魯生のパクパク

占いという もう一つの眼

長子女房

2012年02月25日 | 兄弟関係

妻は夫より年下だが長子長女、弟が一人。夫は6人姉弟、姉5人の末っ子、長男。
妻は出会った時から夫を偉いと思い、尊敬して職場結婚した。
この経緯には、「尊敬できる人と結婚したい」という、妻の元々の価値観も大きく働いていた。

つまり、彼女は、尊敬できるから好きになったと思っているが、好きだから尊敬できると思ったとは、本人は自覚していない。
何であれ、人間は自分の願望に都合の良い解釈をするものだ。

結婚後、夫の姉達は皆嫁いでいたので、二人とも退職し、夫の家業を継いで何十年。夫婦で小さな店を営んできた。両親が亡くなり、人手が足りなくなってから、アルバイトを雇うようになった。

人を使うようになってから、妻は、徐々に夫が理解できなくなってきた。それまでは、夫が上だから、言われる通りにバックアップさえしていれば何も問題が起こらなかった。
ところが、従業員に対しては、経営者として同じ立場で接さなければならない。

従業員が、仕事が覚えられないような場合に、夫は我慢強く教えようとしない。「そんなことが解らんのか」「もういい、おれがやる」と言った調子で、妻から見れば、夫の考えが理解できない。
なぜ、解らせることに心を配り、辛抱強く待てないのか?

夫を尊敬している妻からすれば、夫はよく解っていて、教える力があるはずなのに、なぜそれを行わないのかと思う。
と言うのも、夫は昔から、講釈するのが好きで、何でも教えてくれたからだ。だから尊敬するようにもなった。

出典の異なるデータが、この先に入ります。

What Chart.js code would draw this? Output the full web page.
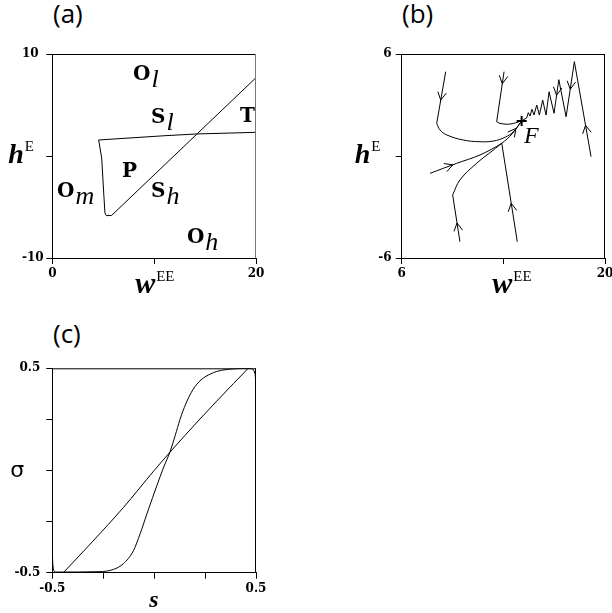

その後、従業員との様々なトラブルが続き、その都度、夫に説明を求めるが、終いには「うるさい」で、何も言えなくなる。老境の今では、すっかり夫に関わらないようになってしまった。

何でだろう?何でだろう?
夫を尊敬していた妻には、訳が解らない。だからどう接して良いか分からない。
これは、自ら築いた幻想が壊れた後も、それが幻想であったと認めたくないからだ。

まず、尊敬するようになった「何でも教えてくれる」講釈は、知識の受け売りの、自慢であり、何かの質問に答えてくれていた訳ではない。
しかし、長子長女の「母の目」で見ると、どんな自慢も、『まあ、この子ったら、賢いわねえ』と感心をして見ていた。それが年上の異性だから、「可愛いわねえ」と思ったことを、「尊敬できる人」と自己解釈した。
元々、長子には、誰かに何かを教えて貰おうという気はない。

その後、使用人を雇うまでは、自分が「尊敬して従」っているつもりで、実は、「浪花恋しぐれ」のお浜のように、面倒を見ていたのだが自覚はない。
ところが、他人の使用人はお浜のように、先回りしてまで面倒を見てくれないから、「もういい」になった。
そして問題発生の時、夫を尊敬している妻は、第三者のこととなると、夫を無視してまで問題解決ができない。何とかしようと説明を求めるが、元々、自覚ができない人だから、自分の行動を上手く説明できない。(それができるくらいなら従業員に教えられる)

年上と言えども、末っ子であることを認識していれば、こんな事は無かっただろうが、この年では。これこそ後の祭りというものだ。

末っ子は名選手。長子はコーチ、長女は監督
生まれた時から親兄弟に運命を握られている末っ子は、自分の評価は他人任せだ。他人のしていることを素早く真似て実行するのは得意だが、自己分析は念頭にない。

名選手、名監督ならずと言うように、監督やコーチの才は、むしろ、天才的とは言えない長子の方が向いている。
子供の時から下の子を扱ってきた長女には、下の子を観察する癖がある。だから、二人だけなら極めて上手くいく関係だが、第三者に対する考え方や態度は真反対だ。
長女が姉さん女房なら問題が無いが、関係が逆だと、この話のようなややこしいことになりやすい。